The church stood quietly during the trading decline of Provins as textile and other activities survived. A fire destroyed the crossing tower in 1665 and funds were available for a fine dome which stands out all over the upper town. A cross was erected in the garden across the way on the western spot where the church was to have ended. The simplified west door was not changed
The construction of St.-Quiriace began in 1160 encouraged by Henri I with its objective to be the largest and finest church in town. As was the custom it started with the chevet (the apse, chancel, choir and ambulatory). Its model was derived from the new style seen in nearby Sens (early Gothic): tall pointed arches, topped by round-arch blind triforium and tall clerestory windows. There was to be no transepts. When they reached the time for vaulting, they stopped. Encouraged by the invention of flying buttresses they conceived of a unique octapartite vault over the apse and lots of flying buttresses, and they added shallow transepts and contemplated Rose windows. It was now 1238. It was time to build the nave and he first two bays were created. But the times were changing and the heyday of Champagne Fairs (and Provins preeminence) was ending and it was annexed by marriage to France. So because the church was big enough the West Facade became a simple wall. The North transept received its lancet windows but no Rose. In the South only a simple window.

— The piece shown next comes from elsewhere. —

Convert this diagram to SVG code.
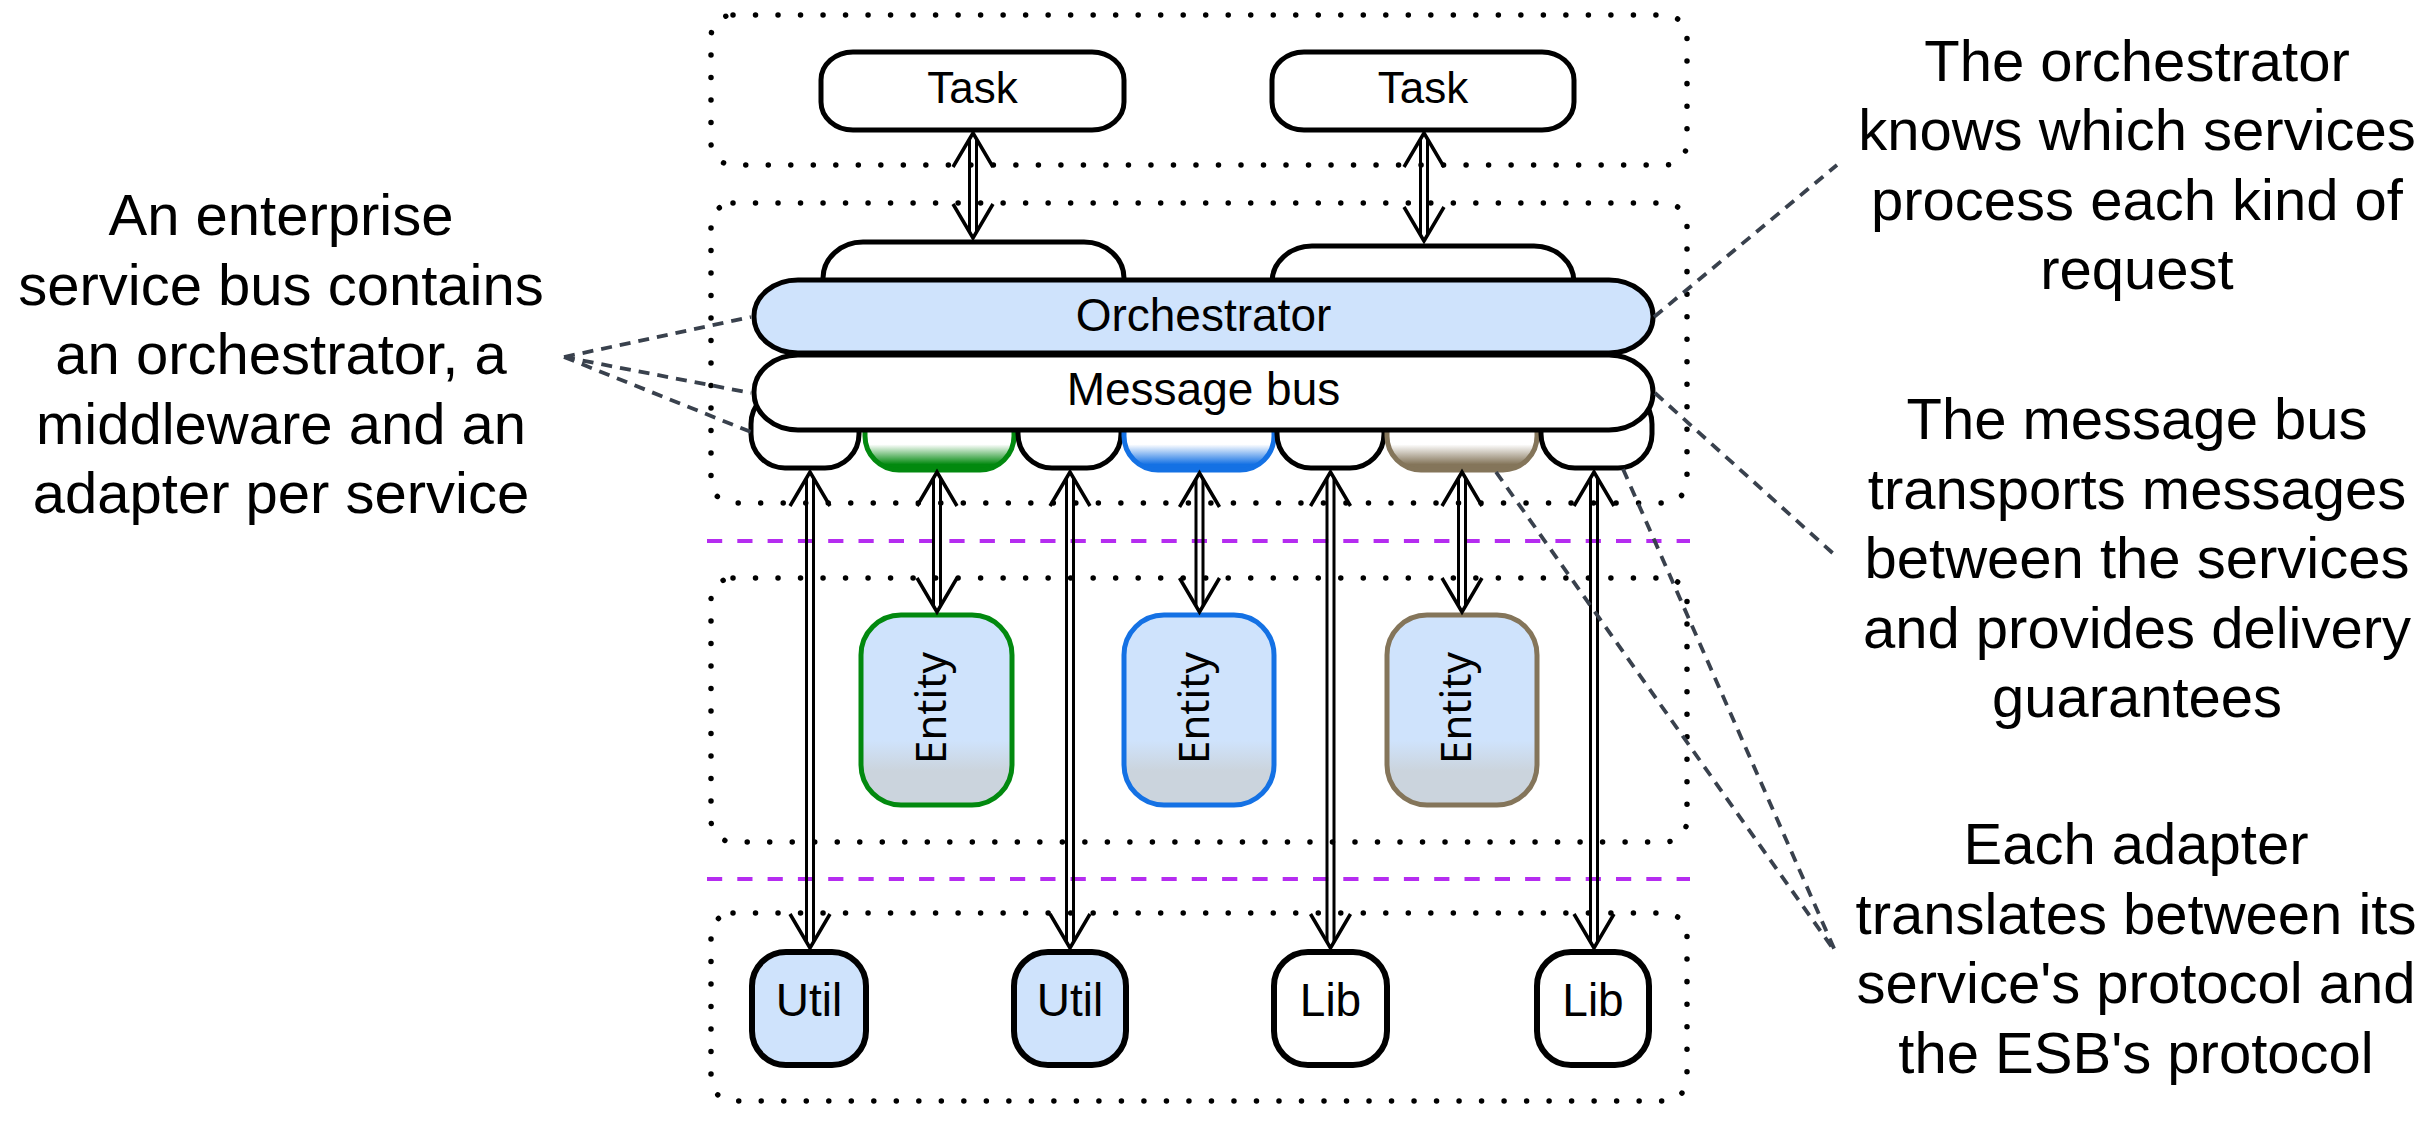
<svg xmlns="http://www.w3.org/2000/svg" width="2434" height="1121" viewBox="0 0 2434 1121">
  <style>
    .container { fill: none; stroke: #000; stroke-width: 5.5; stroke-dasharray: 0.01 22.5; stroke-linecap: round; }
    .layer { stroke: #b52cf0; stroke-width: 4; stroke-dasharray: 15.2 15.1; fill: none; }
    .box { fill: #fff; stroke: #000; stroke-width: 5; }
    .blue { fill: #cfe3fc; }
    .label { font-family: "Liberation Sans", Arial, sans-serif; font-size: 46px; text-anchor: middle; fill: #000; }
    .task { font-size: 44px; }
    .elabel { font-family: "Noto Sans", "DejaVu Sans", sans-serif; font-size: 42px; text-anchor: middle; fill: #000; }
    .note { font-family: "Liberation Sans", Arial, sans-serif; font-size: 58px; text-anchor: middle; fill: #000; }
    .shaft { fill: none; stroke: #000; stroke-width: 3; }
    .tip { fill: none; stroke: none; marker-start: url(#openV); marker-end: url(#openV); }
    .callout { fill: none; stroke: #39414d; stroke-width: 3.8; stroke-dasharray: 11 8; }
  </style>
  <defs>
    <marker id="openV" markerUnits="userSpaceOnUse" markerWidth="80" markerHeight="80" refX="0" refY="0" orient="auto-start-reverse" overflow="visible" viewBox="-40 -40 80 80">
      <path d="M -34 -20 L 0 0 L -34 20" fill="none" stroke="#000" stroke-width="3.5" stroke-linejoin="miter"/>
    </marker>
    <linearGradient id="gEntity" x1="0" y1="0" x2="0" y2="1">
      <stop offset="0" stop-color="#cfe3fc"/>
      <stop offset="0.66" stop-color="#cfe3fc"/>
      <stop offset="0.82" stop-color="#cbd4dd"/>
      <stop offset="1" stop-color="#cbd4dd"/>
    </linearGradient>
    <linearGradient id="gGreen" x1="0" y1="0" x2="0" y2="1">
      <stop offset="0" stop-color="#fff"/>
      <stop offset="0.68" stop-color="#fff"/>
      <stop offset="0.93" stop-color="#02890f"/>
    </linearGradient>
    <linearGradient id="gBlue" x1="0" y1="0" x2="0" y2="1">
      <stop offset="0" stop-color="#fff"/>
      <stop offset="0.68" stop-color="#fff"/>
      <stop offset="0.93" stop-color="#1471e4"/>
    </linearGradient>
    <linearGradient id="gTan" x1="0" y1="0" x2="0" y2="1">
      <stop offset="0" stop-color="#fff"/>
      <stop offset="0.68" stop-color="#fff"/>
      <stop offset="0.93" stop-color="#84755a"/>
    </linearGradient>
  </defs>

  <!-- layer containers -->
  <g id="containers">
    <rect id="tasks-layer" class="container" x="711" y="15" width="976" height="150" rx="22"/>
    <rect id="esb-layer" class="container" x="711" y="203" width="976" height="300" rx="22"/>
    <rect id="entity-layer" class="container" x="711" y="578" width="976" height="264" rx="22"/>
    <rect id="lib-layer" class="container" x="711" y="913" width="976" height="188" rx="22"/>
    <line class="layer" x1="707" y1="541" x2="1690" y2="541"/>
    <line class="layer" x1="707" y1="879" x2="1690" y2="879"/>
  </g>

  <!-- tasks -->
  <g id="task1"><rect class="box" x="821" y="52" width="303" height="78" rx="32" ry="28"/><text class="label task" x="972.5" y="103">Task</text></g>
  <g id="task2"><rect class="box" x="1272" y="52" width="302" height="78" rx="32" ry="28"/><text class="label task" x="1423" y="103">Task</text></g>

  <!-- entry tabs behind orchestrator -->
  <g id="tab1"><rect class="box" x="823" y="242" width="301" height="80" rx="40" ry="36"/></g>
  <g id="tab2"><rect class="box" x="1272" y="246" width="302" height="76" rx="40" ry="36"/></g>

  <!-- adapters behind message bus -->
  <g id="adapter1"><rect class="box" x="751" y="390" width="108" height="78" rx="34"/></g>
  <g id="adapter2"><rect class="box" x="865" y="390" width="149" height="80" rx="34" style="fill:url(#gGreen);stroke:#02890f"/></g>
  <g id="adapter3"><rect class="box" x="1018" y="390" width="103" height="78" rx="34"/></g>
  <g id="adapter4"><rect class="box" x="1124" y="390" width="150" height="80" rx="34" style="fill:url(#gBlue);stroke:#1471e4"/></g>
  <g id="adapter5"><rect class="box" x="1277" y="390" width="107" height="78" rx="34"/></g>
  <g id="adapter6"><rect class="box" x="1387" y="390" width="150" height="80" rx="34" style="fill:url(#gTan);stroke:#84755a"/></g>
  <g id="adapter7"><rect class="box" x="1541" y="390" width="111" height="78" rx="34"/></g>

  <g id="orchestrator"><rect class="box blue" x="754" y="280" width="899" height="73" rx="44" ry="36"/><text class="label" x="1203.5" y="331">Orchestrator</text></g>
  <g id="message-bus"><rect class="box" x="754" y="355" width="899" height="75" rx="44" ry="37"/><text class="label" x="1203.5" y="405">Message bus</text></g>

  <!-- entities -->
  <g id="entity1"><rect class="box" x="861" y="615" width="151" height="190" rx="40" style="fill:url(#gEntity);stroke:#02890f"/><text class="elabel" transform="translate(946,708) rotate(-90)">Entity</text></g>
  <g id="entity2"><rect class="box" x="1124" y="615" width="150" height="190" rx="40" style="fill:url(#gEntity);stroke:#1471e4"/><text class="elabel" transform="translate(1208.5,708) rotate(-90)">Entity</text></g>
  <g id="entity3"><rect class="box" x="1387" y="615" width="150" height="190" rx="40" style="fill:url(#gEntity);stroke:#84755a"/><text class="elabel" transform="translate(1471,708) rotate(-90)">Entity</text></g>

  <!-- utils and libs -->
  <g id="util1"><rect class="box blue" x="752" y="952" width="114" height="113" rx="34" style="stroke-width:6"/><text class="label" x="809" y="1016">Util</text></g>
  <g id="util2"><rect class="box blue" x="1014" y="952" width="112" height="113" rx="34" style="stroke-width:6"/><text class="label" x="1070" y="1016">Util</text></g>
  <g id="lib1"><rect class="box" x="1274" y="952" width="113" height="113" rx="34" style="stroke-width:6"/><text class="label" x="1330.5" y="1016">Lib</text></g>
  <g id="lib2"><rect class="box" x="1537" y="952" width="112" height="113" rx="34" style="stroke-width:6"/><text class="label" x="1593" y="1016">Lib</text></g>

  <!-- connectors -->
  <g id="connectors">
    <g><path class="shaft" d="M969.5 139V232M976.5 139V232"/><line class="tip" x1="973" y1="133" x2="973" y2="238"/></g>
    <g><path class="shaft" d="M1420.5 139V235M1427.5 139V235"/><line class="tip" x1="1424" y1="133" x2="1424" y2="241"/></g>
    <g><path class="shaft" d="M806.5 478V942M813.5 478V942"/><line class="tip" x1="810" y1="472" x2="810" y2="948"/></g>
    <g><path class="shaft" d="M933.5 478V606M940.5 478V606"/><line class="tip" x1="937" y1="472" x2="937" y2="612"/></g>
    <g><path class="shaft" d="M1066.5 478V942M1073.5 478V942"/><line class="tip" x1="1070" y1="472" x2="1070" y2="948"/></g>
    <g><path class="shaft" d="M1196 479V606M1203 479V606"/><line class="tip" x1="1199.5" y1="473" x2="1199.5" y2="612"/></g>
    <g><path class="shaft" d="M1327 478V942M1334 478V942"/><line class="tip" x1="1330.5" y1="472" x2="1330.5" y2="948"/></g>
    <g><path class="shaft" d="M1458.5 478V606M1465.5 478V606"/><line class="tip" x1="1462" y1="472" x2="1462" y2="612"/></g>
    <g><path class="shaft" d="M1590.5 478V942M1597.5 478V942"/><line class="tip" x1="1594" y1="472" x2="1594" y2="948"/></g>
  </g>

  <!-- annotations -->
  <g id="note-esb">
    <text class="note" x="281" y="235">An enterprise</text>
    <text class="note" x="281" y="304.6">service bus contains</text>
    <text class="note" x="281" y="374.2">an orchestrator, a</text>
    <text class="note" x="281" y="443.8">middleware and an</text>
    <text class="note" x="281" y="513.4">adapter per service</text>
  </g>
  <g id="note-orchestrator">
    <text class="note" x="2137" y="80.5">The orchestrator</text>
    <text class="note" x="2137" y="150.1">knows which services</text>
    <text class="note" x="2137" y="219.7">process each kind of</text>
    <text class="note" x="2137" y="289.3">request</text>
  </g>
  <g id="note-bus">
    <text class="note" x="2137" y="439">The message bus</text>
    <text class="note" x="2137" y="508.6">transports messages</text>
    <text class="note" x="2137" y="578.2">between the services</text>
    <text class="note" x="2137" y="647.8">and provides delivery</text>
    <text class="note" x="2137" y="717.4">guarantees</text>
  </g>
  <g id="note-adapter">
    <text class="note" x="2136" y="864">Each adapter</text>
    <text class="note" x="2136" y="933.7">translates between its</text>
    <text class="note" x="2136" y="1003.4">service's protocol and</text>
    <text class="note" x="2136" y="1073.1">the ESB's protocol</text>
  </g>

  <g id="callouts">
    <path class="callout" d="M564 357L751 317M564 357L751 393M564 357L751 432"/>
    <path class="callout" d="M1654 317L1837 165"/>
    <path class="callout" d="M1655 393L1837 557"/>
    <path class="callout" d="M1496 472L1836 953M1623 469L1836 953"/>
  </g>
</svg>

Not only fine 15C stained glass windows greet you but statuary, several pieces in particular also of the 15C done in alabaster: a Nursing Madonna and two Angel Musicians (the creator not given, but he was able to achieve great grace using such soft material. More important perhaps is the fine wood carving in bas relief in panels on various areas of the altar by P. Blasset (11612-63) who died in Provins and is buried in the church; there is a memorial plaque.
The interior is wide with aisle covered by gallery tribunes, popular at the time of rebuilding, with small clerestory windows. The North aisle was redone in the 15C in Gothic style to give more light and equipped with stained glass windows. The ribbed vaulting ended in fine pendants. As time progressed fine accouterments were added.